As instructions are executed, they are mapped to operations inside the processor. This work describes two kinds, "operations that retire" (which I call "retires", but should maybe be called "retirement slots"), and "operations that issue" (uops). Operations that issue are limited by how many ports are available that can execute that operation in a given cycle. Retirement slots are limited to eight per cycle, which I have called the "retires per cycle" limit, but likely corresponds to a frontend "decode width", rather than a limit related to retirement itself (which I suspect could be either out-of-order, or much wider). All instructions have at least one retire, but some instructions have more uops than retires (e.g. ADD (shift)), and others have fewer (e.g. NOP, LDP).
These two types of operations can be measured, using the retire counter (counter 01, undocumented, shown in the Retire column in the tables), and the issue counter (counter 52, documented). The following three undocumented counters (53, 54, and 55) count the same kind of uops as the issue counter, but at a different point in the pipeline. These correspond to the Int, Mem and FP columns in the tables, and count uops that issue to units of the given type.

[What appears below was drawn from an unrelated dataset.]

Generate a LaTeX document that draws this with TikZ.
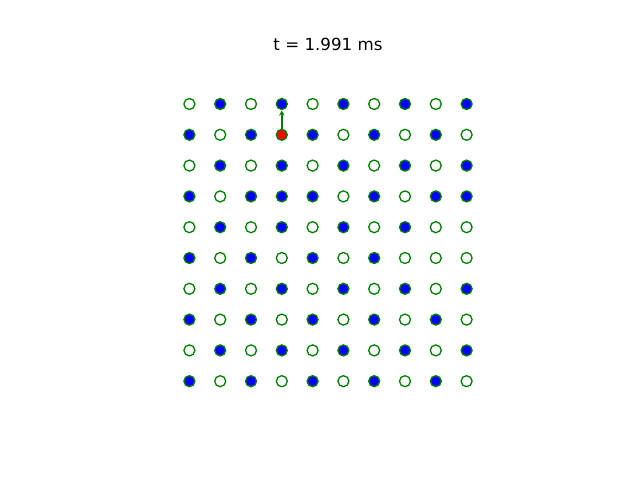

Finally, the Units column is based on finding conflicts when measuring throughput - if two uops block each other, we can tell they both use the same unit. (Unfortunately these experiments are not yet automated nor included in the documentation, so there may be some mistakes.)
To access the uop counters, I used a kernel module to bypass an allow-list in xnu. I do not recommend or support this process, but my code is available for reference.